Importante notar que se o tema é pouco, ou apenas 'tangencialmente' e superficialmente tratado nas obras do período pré-Abolição, depois — isto é, em "O Caso da Vara" (1891), a 2ª versão de "Mariana" (1891), "Pai contra Mãe" (1906) — adquire tamanho vigor temático, tramático, narrativo e de linguagem, que induzem a considerar uma espécie de 'desforra' de Machado quanto a uma questão que não pudera até então abordar como merecia, e como ele almejava.

 

"Frei Simão" — publicado originalmente no Jornal das Famílias em 1864 — se nas linhas narra uma história de amor, traçada em termos melodramáticos — um jovem de família rica que se apaixona pela criada, negra — traz as tinturas subjacentes do comentário machadiano às relações entre indivíduos, mais que de classes sociais, de etnias diferentes, e mais: a aparente simplicidade da narrativa embute um teor de modernidade (isso em 1864!) expressa no expediente da fragmentação das memórias inéditas de Simão, a revelar  uma história verdadeira, até então oculta nas linhas — como que significando a impossibilidade do autor em utilizar a linguagem adequada para exprimir o autoritarismo patriarcal do pai de Simão e a crueza/crueldade da condição do escravo (Helena).

 

"Virginius" — também publicado originalmente no Jornal das Famílias em 1864 — encarna com sutileza a dificuldade — quase impossibilidade — de expressão literária de tema tão delicado, mas exibe com todas as tintas a brutalidade e desumanidade do regime escravista, personificadas na violência e covardia de Carlos, ironicamente filho do pai de todos, um dono de escravos bondoso.
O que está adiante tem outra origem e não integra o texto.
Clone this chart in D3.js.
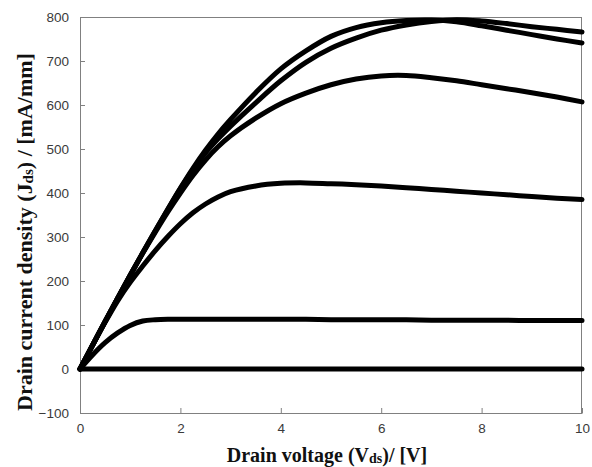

Machado expõe com todas as letras e cores a representação da crueldade inerente a relações inter-raciais de seu tempo — inclusive, deixando implícito o entendimento do estupro como formas de escravidão.

 

"Mariana" abriga, de modo mais incisivo, o assunto escravidão — e de forma tão mais realista, que veio a ser publicado em duas versões — a primeira, em 1871 — no  Jornal das Famílias — na qual Machado utiliza muito mais contundência no tratamento do tema "perigoso" que nas obras anteriores (afinal, o ano é o da publicação da Lei do Ventre Livre, a permitir talvez que algo mais pudesse ser dito...), mas aliado, esse tom mais contundente, à contumaz estratégia da dissimulação, aqui temperada de  sarcasmo: o homem branco tem a palavra para  ele mesmo expor sua insensibilidade e descaso com relação aos negros, o autor (Machado) denunciando explicitamente a má consciência dos senhores no momento de uma crise "histórica" que mobilizava toda a nação — inclusive, a protagonista, assim como a personagem Elisa, personificando a submissão tanto feminina quanto étnica; a segunda versão, em 1891 — na Gazeta de Notícias — com o texto totalmente reelaborado, expressando a maior liberdade então concedida a se escrever sobre o assunto (além do fato de ser publicado no jornal que, por todos os motivos e aspectos, permitia maior 'autonomia' a Machado).